Nebenbei: Pelli könnte den zweiten Sitz der FDP ohne grössere Probleme retten. Indem er nicht antritt und den beiden chancenreichen Kandidaten aus der Romandie, Didier Burkhalter (NE) und Pascal Broulis (VD), den Vorrang lässt. Damit wäre der erste Schritt für die längst verlangte – und nötige – Verjüngung der FDP gemacht. Das zahlte sich aus – 2011 sind eidgenössische Wahlen. Für die FDP, die sieben Mal nacheinander stets Wählerverluste einfuhr, steht viel auf dem Spiel.

Mark Balsiger

Foto Fulvio Pelli: keystone

2 Replies to “Fulvio Pelli spielt mit dem Feuer”

  1. Gut, dass es die NZZ gibt. In einen für das Renommierblatt ungewöhnlich deutlichen Titel (Schluss mit Eiertanz) und 2000 Anschlägen schafft es Martin Senti, die Sache auf den Punkt zu bringen.

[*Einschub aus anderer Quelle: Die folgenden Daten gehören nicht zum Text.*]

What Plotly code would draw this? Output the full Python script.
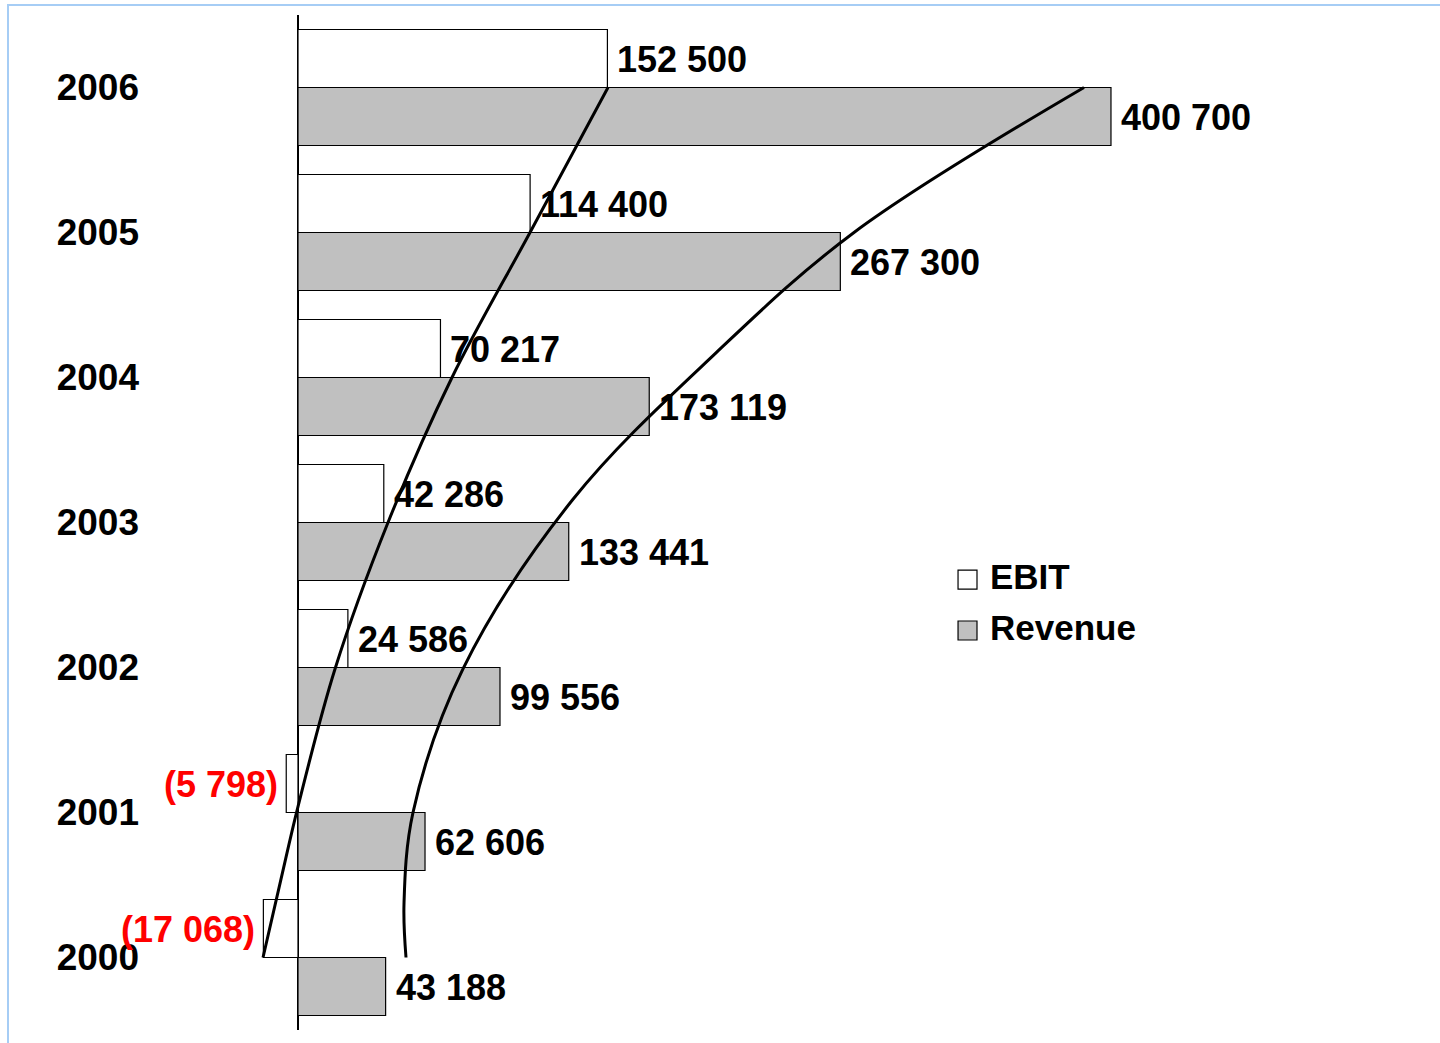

    Fulvio Pelli ist Kandidat, basta.

    Dass er bzw. die Tessiner FDP sich ein Sonderzüglein erlauben, ist auf aus der Sicht des Strategen und Bundesratskandidaten Pelli richtig. Für die restliche FDP, und auf die käme es eigentlich an, ist es ein Problem. Was, wenn die Neuenburger Sektion mit ihrem klaren Kandidaten Didier Burkhalter ebenso vorgegangen wäre?